Entries with chart source code

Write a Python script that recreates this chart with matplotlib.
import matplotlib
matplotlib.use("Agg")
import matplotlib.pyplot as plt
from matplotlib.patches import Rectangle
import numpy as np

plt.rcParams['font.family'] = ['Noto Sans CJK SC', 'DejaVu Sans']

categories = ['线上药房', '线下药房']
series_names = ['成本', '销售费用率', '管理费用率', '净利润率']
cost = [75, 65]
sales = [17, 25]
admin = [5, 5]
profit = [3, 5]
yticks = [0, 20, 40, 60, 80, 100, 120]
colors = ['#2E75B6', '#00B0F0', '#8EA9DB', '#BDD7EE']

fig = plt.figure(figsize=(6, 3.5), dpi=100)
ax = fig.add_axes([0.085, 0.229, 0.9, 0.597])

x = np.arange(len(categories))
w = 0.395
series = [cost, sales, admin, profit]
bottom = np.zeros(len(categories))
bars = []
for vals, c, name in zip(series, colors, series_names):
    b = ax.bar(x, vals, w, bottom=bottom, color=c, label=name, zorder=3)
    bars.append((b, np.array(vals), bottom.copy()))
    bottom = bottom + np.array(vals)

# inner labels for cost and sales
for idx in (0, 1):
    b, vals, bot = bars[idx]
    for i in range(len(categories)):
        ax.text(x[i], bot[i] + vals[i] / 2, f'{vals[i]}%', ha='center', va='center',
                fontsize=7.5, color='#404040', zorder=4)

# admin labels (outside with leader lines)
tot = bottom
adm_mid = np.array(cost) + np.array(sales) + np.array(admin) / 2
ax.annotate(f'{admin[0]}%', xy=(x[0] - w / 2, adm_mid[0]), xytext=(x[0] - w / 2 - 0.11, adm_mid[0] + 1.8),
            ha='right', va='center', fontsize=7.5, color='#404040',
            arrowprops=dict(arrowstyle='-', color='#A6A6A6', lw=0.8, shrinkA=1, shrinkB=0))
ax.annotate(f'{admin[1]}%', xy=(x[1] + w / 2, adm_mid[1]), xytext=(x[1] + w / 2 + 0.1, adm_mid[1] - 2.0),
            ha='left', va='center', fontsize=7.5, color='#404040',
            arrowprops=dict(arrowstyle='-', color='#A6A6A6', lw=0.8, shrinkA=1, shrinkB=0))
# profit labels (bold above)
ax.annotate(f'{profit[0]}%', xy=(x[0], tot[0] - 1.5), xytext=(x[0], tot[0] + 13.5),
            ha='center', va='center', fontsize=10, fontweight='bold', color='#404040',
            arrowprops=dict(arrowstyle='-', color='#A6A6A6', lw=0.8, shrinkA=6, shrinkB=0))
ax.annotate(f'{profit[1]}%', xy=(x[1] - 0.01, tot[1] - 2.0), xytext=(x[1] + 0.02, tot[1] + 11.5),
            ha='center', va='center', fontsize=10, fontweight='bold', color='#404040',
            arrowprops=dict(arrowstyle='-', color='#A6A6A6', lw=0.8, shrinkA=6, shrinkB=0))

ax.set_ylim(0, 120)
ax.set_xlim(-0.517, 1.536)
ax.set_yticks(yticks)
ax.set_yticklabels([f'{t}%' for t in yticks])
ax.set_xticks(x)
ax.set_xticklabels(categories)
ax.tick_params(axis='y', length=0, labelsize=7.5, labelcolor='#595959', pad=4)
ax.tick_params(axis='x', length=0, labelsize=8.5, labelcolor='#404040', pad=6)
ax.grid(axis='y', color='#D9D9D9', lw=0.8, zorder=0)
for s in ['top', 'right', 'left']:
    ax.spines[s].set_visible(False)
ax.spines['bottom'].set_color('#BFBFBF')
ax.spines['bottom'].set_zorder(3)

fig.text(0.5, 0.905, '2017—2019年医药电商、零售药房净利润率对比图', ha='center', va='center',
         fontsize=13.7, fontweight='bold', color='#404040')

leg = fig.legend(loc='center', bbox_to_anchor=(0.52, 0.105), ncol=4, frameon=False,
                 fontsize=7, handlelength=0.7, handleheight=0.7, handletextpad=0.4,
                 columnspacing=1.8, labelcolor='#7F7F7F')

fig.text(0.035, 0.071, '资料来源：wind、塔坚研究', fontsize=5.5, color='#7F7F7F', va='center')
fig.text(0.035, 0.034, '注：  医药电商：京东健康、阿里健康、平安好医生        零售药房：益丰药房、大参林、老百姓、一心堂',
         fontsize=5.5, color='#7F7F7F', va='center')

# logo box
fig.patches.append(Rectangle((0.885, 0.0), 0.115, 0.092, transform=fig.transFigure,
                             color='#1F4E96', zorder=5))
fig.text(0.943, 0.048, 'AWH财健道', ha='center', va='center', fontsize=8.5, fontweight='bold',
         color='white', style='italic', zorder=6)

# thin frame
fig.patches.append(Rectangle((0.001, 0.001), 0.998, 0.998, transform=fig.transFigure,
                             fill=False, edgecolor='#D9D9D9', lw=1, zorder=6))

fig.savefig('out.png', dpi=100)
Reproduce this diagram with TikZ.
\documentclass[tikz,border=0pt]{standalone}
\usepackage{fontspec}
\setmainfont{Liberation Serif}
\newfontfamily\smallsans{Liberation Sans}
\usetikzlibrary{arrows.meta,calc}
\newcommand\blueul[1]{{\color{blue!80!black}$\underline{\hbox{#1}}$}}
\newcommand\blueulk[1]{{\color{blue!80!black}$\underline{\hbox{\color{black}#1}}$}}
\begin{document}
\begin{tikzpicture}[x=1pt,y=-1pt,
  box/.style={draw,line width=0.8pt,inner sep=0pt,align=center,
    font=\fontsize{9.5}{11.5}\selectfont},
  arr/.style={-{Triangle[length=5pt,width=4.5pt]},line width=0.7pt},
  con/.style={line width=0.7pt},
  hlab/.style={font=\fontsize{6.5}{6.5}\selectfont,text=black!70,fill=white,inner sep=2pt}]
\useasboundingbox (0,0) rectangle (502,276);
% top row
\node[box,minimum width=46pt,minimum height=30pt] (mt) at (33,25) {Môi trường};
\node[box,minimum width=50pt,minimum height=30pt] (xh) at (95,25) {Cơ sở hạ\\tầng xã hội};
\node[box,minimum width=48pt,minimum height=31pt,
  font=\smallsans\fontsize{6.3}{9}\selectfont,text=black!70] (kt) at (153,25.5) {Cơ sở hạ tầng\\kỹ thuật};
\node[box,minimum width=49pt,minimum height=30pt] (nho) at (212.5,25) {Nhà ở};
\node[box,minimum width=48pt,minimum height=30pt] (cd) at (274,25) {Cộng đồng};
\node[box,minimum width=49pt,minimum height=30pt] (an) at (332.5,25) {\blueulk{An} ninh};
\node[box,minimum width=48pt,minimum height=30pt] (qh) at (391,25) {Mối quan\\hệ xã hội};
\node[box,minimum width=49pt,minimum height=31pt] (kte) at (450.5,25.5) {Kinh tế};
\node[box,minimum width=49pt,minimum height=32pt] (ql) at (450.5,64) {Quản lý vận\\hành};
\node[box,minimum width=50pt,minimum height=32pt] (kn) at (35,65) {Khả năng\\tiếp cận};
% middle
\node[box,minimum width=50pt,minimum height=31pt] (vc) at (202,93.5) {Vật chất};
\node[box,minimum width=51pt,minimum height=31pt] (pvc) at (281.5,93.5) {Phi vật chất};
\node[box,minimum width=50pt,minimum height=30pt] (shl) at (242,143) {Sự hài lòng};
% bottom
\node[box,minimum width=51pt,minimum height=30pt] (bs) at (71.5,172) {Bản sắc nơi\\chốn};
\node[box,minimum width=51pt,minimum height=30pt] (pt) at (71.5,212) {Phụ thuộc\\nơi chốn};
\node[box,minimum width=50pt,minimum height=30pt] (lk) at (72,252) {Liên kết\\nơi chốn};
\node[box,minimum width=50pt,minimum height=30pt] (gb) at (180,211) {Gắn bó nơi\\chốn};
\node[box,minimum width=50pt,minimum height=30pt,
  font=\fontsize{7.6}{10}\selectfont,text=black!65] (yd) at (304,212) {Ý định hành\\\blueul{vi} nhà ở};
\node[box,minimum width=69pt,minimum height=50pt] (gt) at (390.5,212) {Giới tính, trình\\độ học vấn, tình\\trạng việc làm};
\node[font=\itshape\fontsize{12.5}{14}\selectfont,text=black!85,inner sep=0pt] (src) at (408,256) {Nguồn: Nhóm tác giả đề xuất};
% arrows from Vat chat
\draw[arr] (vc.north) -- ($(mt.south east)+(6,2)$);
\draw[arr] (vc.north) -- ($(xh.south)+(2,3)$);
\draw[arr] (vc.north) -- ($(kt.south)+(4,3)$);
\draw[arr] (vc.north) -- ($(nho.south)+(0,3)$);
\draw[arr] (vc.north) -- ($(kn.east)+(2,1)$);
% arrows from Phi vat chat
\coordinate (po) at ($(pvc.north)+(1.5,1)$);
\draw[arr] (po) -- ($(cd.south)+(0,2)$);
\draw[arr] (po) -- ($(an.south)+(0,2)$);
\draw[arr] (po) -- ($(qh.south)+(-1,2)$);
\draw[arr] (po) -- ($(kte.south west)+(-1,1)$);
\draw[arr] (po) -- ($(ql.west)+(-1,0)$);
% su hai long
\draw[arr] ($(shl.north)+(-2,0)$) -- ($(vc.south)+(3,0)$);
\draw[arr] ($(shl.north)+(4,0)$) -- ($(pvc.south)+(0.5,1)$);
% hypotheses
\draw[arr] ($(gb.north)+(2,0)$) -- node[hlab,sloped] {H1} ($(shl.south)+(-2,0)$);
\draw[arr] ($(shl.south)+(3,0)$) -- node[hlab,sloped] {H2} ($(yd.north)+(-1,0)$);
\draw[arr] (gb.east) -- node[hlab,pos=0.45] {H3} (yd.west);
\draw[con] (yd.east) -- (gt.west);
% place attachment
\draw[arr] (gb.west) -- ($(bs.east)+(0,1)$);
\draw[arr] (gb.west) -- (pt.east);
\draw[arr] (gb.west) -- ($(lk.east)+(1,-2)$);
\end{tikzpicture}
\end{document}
--
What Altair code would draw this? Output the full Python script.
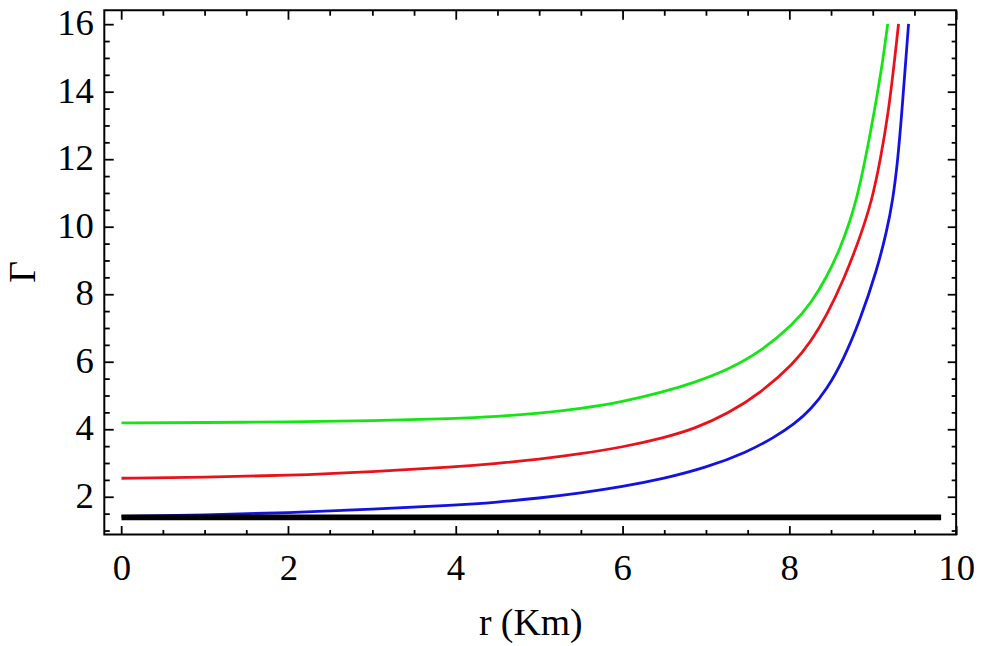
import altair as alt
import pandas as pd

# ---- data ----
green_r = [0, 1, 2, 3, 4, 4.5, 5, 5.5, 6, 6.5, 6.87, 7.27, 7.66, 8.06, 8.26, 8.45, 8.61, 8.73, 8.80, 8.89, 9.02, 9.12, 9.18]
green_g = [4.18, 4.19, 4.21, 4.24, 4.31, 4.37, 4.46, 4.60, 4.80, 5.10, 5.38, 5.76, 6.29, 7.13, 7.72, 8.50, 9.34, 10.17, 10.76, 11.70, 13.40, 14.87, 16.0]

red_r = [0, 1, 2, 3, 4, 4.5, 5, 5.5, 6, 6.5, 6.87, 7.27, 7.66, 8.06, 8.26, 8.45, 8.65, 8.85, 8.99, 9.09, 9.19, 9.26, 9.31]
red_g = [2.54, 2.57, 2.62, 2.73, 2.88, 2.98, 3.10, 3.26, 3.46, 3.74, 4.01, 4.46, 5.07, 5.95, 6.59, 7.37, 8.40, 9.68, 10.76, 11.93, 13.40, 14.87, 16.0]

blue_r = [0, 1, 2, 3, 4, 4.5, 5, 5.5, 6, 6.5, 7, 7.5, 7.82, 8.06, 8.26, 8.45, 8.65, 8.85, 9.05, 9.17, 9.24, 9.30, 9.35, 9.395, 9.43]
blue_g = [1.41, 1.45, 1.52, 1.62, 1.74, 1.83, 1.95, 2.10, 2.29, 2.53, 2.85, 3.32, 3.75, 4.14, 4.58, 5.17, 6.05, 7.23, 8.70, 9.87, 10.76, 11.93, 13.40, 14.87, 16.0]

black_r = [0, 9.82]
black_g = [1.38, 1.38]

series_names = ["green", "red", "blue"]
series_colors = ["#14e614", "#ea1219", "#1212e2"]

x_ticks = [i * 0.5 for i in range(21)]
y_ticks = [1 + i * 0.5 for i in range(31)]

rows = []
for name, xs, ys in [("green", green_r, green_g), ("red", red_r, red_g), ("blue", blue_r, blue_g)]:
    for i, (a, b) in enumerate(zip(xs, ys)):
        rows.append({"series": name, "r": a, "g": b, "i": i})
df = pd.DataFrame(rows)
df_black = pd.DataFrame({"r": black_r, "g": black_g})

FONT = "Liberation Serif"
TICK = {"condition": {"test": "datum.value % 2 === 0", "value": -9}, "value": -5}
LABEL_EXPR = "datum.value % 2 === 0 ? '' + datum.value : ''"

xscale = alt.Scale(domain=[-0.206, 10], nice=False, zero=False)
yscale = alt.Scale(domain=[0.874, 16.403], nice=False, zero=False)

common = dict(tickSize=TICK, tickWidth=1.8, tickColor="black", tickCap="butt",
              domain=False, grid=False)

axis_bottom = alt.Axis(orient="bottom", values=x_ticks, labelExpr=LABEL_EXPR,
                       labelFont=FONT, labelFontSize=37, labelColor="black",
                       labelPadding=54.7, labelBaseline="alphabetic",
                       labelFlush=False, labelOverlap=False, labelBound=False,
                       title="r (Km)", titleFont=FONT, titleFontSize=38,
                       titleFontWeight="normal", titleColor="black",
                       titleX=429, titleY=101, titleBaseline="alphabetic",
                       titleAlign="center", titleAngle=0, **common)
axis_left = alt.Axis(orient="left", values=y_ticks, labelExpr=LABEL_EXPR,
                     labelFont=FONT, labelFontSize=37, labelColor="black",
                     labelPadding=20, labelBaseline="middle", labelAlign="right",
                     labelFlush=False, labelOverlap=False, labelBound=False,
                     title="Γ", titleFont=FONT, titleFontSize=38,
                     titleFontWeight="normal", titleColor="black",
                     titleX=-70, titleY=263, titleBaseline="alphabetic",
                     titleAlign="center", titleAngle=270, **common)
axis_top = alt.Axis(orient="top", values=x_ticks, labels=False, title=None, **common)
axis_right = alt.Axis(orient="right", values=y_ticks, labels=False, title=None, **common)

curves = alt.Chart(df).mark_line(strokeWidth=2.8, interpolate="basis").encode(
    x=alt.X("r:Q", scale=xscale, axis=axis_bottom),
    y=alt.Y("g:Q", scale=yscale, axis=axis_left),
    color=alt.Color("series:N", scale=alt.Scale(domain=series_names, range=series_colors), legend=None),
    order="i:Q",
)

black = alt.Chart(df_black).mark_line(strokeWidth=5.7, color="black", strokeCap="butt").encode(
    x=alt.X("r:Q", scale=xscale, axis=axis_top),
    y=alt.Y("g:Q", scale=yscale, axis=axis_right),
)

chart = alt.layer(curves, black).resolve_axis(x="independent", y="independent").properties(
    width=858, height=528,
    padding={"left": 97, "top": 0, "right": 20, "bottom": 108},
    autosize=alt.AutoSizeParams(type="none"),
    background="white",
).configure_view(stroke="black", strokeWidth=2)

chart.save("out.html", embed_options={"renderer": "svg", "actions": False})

What the task asks
Only the number is wanted: how many lines in the preceding entries hold the string "this"?

Result of the task
3